*Data shown*.
· · · · · · ·

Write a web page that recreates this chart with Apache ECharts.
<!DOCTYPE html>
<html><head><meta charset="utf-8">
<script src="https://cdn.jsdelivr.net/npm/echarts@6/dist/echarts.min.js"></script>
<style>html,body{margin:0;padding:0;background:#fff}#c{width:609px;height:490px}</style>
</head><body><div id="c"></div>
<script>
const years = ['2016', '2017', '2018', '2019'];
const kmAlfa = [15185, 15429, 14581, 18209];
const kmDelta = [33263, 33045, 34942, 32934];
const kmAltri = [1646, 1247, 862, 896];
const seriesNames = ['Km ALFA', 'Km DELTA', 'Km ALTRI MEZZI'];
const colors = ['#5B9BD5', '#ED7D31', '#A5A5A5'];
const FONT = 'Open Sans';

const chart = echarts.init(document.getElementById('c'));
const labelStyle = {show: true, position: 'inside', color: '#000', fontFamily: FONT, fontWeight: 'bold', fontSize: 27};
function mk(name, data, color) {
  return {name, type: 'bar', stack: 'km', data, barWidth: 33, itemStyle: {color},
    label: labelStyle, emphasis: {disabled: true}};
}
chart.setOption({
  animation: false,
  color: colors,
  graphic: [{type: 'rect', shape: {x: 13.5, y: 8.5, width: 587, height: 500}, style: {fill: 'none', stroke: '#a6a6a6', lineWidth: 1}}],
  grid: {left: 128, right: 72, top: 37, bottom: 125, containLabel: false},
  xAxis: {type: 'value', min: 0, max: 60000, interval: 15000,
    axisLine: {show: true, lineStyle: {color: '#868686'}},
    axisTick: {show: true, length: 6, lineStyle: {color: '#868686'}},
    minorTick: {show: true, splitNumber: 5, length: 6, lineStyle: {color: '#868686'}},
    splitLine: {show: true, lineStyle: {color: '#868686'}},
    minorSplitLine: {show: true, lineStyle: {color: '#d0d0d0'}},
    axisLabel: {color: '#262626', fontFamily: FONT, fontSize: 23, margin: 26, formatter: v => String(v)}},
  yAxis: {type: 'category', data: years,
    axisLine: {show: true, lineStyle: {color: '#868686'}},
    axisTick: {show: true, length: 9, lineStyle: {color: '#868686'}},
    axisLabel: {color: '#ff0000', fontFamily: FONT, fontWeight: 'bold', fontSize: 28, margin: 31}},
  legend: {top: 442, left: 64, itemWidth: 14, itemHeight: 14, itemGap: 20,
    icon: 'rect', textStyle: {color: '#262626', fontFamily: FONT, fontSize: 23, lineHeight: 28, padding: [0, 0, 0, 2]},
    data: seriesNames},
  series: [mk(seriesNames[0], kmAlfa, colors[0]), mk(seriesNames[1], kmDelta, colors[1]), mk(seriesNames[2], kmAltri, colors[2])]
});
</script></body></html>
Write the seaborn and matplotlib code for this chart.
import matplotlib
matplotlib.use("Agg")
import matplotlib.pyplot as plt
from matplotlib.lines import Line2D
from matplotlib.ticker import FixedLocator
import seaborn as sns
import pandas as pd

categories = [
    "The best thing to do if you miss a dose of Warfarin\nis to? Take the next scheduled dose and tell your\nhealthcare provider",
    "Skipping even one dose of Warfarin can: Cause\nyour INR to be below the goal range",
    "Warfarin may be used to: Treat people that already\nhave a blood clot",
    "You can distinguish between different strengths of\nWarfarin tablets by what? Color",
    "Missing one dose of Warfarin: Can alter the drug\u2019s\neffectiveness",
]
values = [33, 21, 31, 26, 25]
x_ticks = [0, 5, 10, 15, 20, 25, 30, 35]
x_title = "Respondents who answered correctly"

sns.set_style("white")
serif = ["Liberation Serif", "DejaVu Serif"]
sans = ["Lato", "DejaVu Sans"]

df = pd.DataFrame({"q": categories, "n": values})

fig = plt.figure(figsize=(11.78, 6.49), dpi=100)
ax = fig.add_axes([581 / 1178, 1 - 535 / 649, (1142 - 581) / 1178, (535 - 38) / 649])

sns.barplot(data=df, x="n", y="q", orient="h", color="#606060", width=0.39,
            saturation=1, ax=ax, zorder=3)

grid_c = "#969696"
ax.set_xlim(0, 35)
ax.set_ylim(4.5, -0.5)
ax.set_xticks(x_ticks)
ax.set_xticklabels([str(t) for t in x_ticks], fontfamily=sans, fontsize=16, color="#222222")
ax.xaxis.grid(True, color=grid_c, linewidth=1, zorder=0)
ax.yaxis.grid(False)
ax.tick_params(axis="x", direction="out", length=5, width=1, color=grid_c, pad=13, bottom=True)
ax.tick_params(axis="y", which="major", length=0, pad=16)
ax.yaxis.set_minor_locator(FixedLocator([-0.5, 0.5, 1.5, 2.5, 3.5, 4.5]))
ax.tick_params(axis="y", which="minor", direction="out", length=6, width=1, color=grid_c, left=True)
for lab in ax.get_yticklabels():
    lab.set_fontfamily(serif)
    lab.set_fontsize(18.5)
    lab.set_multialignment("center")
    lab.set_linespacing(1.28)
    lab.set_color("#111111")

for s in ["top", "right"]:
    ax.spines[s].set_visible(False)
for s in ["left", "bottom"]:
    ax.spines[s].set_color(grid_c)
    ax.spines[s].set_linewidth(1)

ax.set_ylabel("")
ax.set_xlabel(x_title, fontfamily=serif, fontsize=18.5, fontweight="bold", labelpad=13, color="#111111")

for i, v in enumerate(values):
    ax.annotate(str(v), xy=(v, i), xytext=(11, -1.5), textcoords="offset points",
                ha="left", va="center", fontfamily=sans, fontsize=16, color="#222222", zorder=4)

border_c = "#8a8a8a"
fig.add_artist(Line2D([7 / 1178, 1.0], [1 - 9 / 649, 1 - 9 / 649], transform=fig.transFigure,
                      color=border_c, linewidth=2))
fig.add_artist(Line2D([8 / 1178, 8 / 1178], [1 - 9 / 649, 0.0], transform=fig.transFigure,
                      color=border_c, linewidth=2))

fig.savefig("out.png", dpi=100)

· · · · · · ·

*Given instruction*. Emit the records above again, exactly, with no line skipped.

*Expected output*.
Write a web page that recreates this chart with Apache ECharts.
<!DOCTYPE html>
<html><head><meta charset="utf-8">
<script src="https://cdn.jsdelivr.net/npm/echarts@6/dist/echarts.min.js"></script>
<style>html,body{margin:0;padding:0;background:#fff}#c{width:609px;height:490px}</style>
</head><body><div id="c"></div>
<script>
const years = ['2016', '2017', '2018', '2019'];
const kmAlfa = [15185, 15429, 14581, 18209];
const kmDelta = [33263, 33045, 34942, 32934];
const kmAltri = [1646, 1247, 862, 896];
const seriesNames = ['Km ALFA', 'Km DELTA', 'Km ALTRI MEZZI'];
const colors = ['#5B9BD5', '#ED7D31', '#A5A5A5'];
const FONT = 'Open Sans';

const chart = echarts.init(document.getElementById('c'));
const labelStyle = {show: true, position: 'inside', color: '#000', fontFamily: FONT, fontWeight: 'bold', fontSize: 27};
function mk(name, data, color) {
  return {name, type: 'bar', stack: 'km', data, barWidth: 33, itemStyle: {color},
    label: labelStyle, emphasis: {disabled: true}};
}
chart.setOption({
  animation: false,
  color: colors,
  graphic: [{type: 'rect', shape: {x: 13.5, y: 8.5, width: 587, height: 500}, style: {fill: 'none', stroke: '#a6a6a6', lineWidth: 1}}],
  grid: {left: 128, right: 72, top: 37, bottom: 125, containLabel: false},
  xAxis: {type: 'value', min: 0, max: 60000, interval: 15000,
    axisLine: {show: true, lineStyle: {color: '#868686'}},
    axisTick: {show: true, length: 6, lineStyle: {color: '#868686'}},
    minorTick: {show: true, splitNumber: 5, length: 6, lineStyle: {color: '#868686'}},
    splitLine: {show: true, lineStyle: {color: '#868686'}},
    minorSplitLine: {show: true, lineStyle: {color: '#d0d0d0'}},
    axisLabel: {color: '#262626', fontFamily: FONT, fontSize: 23, margin: 26, formatter: v => String(v)}},
  yAxis: {type: 'category', data: years,
    axisLine: {show: true, lineStyle: {color: '#868686'}},
    axisTick: {show: true, length: 9, lineStyle: {color: '#868686'}},
    axisLabel: {color: '#ff0000', fontFamily: FONT, fontWeight: 'bold', fontSize: 28, margin: 31}},
  legend: {top: 442, left: 64, itemWidth: 14, itemHeight: 14, itemGap: 20,
    icon: 'rect', textStyle: {color: '#262626', fontFamily: FONT, fontSize: 23, lineHeight: 28, padding: [0, 0, 0, 2]},
    data: seriesNames},
  series: [mk(seriesNames[0], kmAlfa, colors[0]), mk(seriesNames[1], kmDelta, colors[1]), mk(seriesNames[2], kmAltri, colors[2])]
});
</script></body></html>
Write the seaborn and matplotlib code for this chart.
import matplotlib
matplotlib.use("Agg")
import matplotlib.pyplot as plt
from matplotlib.lines import Line2D
from matplotlib.ticker import FixedLocator
import seaborn as sns
import pandas as pd

categories = [
    "The best thing to do if you miss a dose of Warfarin\nis to? Take the next scheduled dose and tell your\nhealthcare provider",
    "Skipping even one dose of Warfarin can: Cause\nyour INR to be below the goal range",
    "Warfarin may be used to: Treat people that already\nhave a blood clot",
    "You can distinguish between different strengths of\nWarfarin tablets by what? Color",
    "Missing one dose of Warfarin: Can alter the drug\u2019s\neffectiveness",
]
values = [33, 21, 31, 26, 25]
x_ticks = [0, 5, 10, 15, 20, 25, 30, 35]
x_title = "Respondents who answered correctly"

sns.set_style("white")
serif = ["Liberation Serif", "DejaVu Serif"]
sans = ["Lato", "DejaVu Sans"]

df = pd.DataFrame({"q": categories, "n": values})

fig = plt.figure(figsize=(11.78, 6.49), dpi=100)
ax = fig.add_axes([581 / 1178, 1 - 535 / 649, (1142 - 581) / 1178, (535 - 38) / 649])

sns.barplot(data=df, x="n", y="q", orient="h", color="#606060", width=0.39,
            saturation=1, ax=ax, zorder=3)

grid_c = "#969696"
ax.set_xlim(0, 35)
ax.set_ylim(4.5, -0.5)
ax.set_xticks(x_ticks)
ax.set_xticklabels([str(t) for t in x_ticks], fontfamily=sans, fontsize=16, color="#222222")
ax.xaxis.grid(True, color=grid_c, linewidth=1, zorder=0)
ax.yaxis.grid(False)
ax.tick_params(axis="x", direction="out", length=5, width=1, color=grid_c, pad=13, bottom=True)
ax.tick_params(axis="y", which="major", length=0, pad=16)
ax.yaxis.set_minor_locator(FixedLocator([-0.5, 0.5, 1.5, 2.5, 3.5, 4.5]))
ax.tick_params(axis="y", which="minor", direction="out", length=6, width=1, color=grid_c, left=True)
for lab in ax.get_yticklabels():
    lab.set_fontfamily(serif)
    lab.set_fontsize(18.5)
    lab.set_multialignment("center")
    lab.set_linespacing(1.28)
    lab.set_color("#111111")

for s in ["top", "right"]:
    ax.spines[s].set_visible(False)
for s in ["left", "bottom"]:
    ax.spines[s].set_color(grid_c)
    ax.spines[s].set_linewidth(1)

ax.set_ylabel("")
ax.set_xlabel(x_title, fontfamily=serif, fontsize=18.5, fontweight="bold", labelpad=13, color="#111111")

for i, v in enumerate(values):
    ax.annotate(str(v), xy=(v, i), xytext=(11, -1.5), textcoords="offset points",
                ha="left", va="center", fontfamily=sans, fontsize=16, color="#222222", zorder=4)

border_c = "#8a8a8a"
fig.add_artist(Line2D([7 / 1178, 1.0], [1 - 9 / 649, 1 - 9 / 649], transform=fig.transFigure,
                      color=border_c, linewidth=2))
fig.add_artist(Line2D([8 / 1178, 8 / 1178], [1 - 9 / 649, 0.0], transform=fig.transFigure,
                      color=border_c, linewidth=2))

fig.savefig("out.png", dpi=100)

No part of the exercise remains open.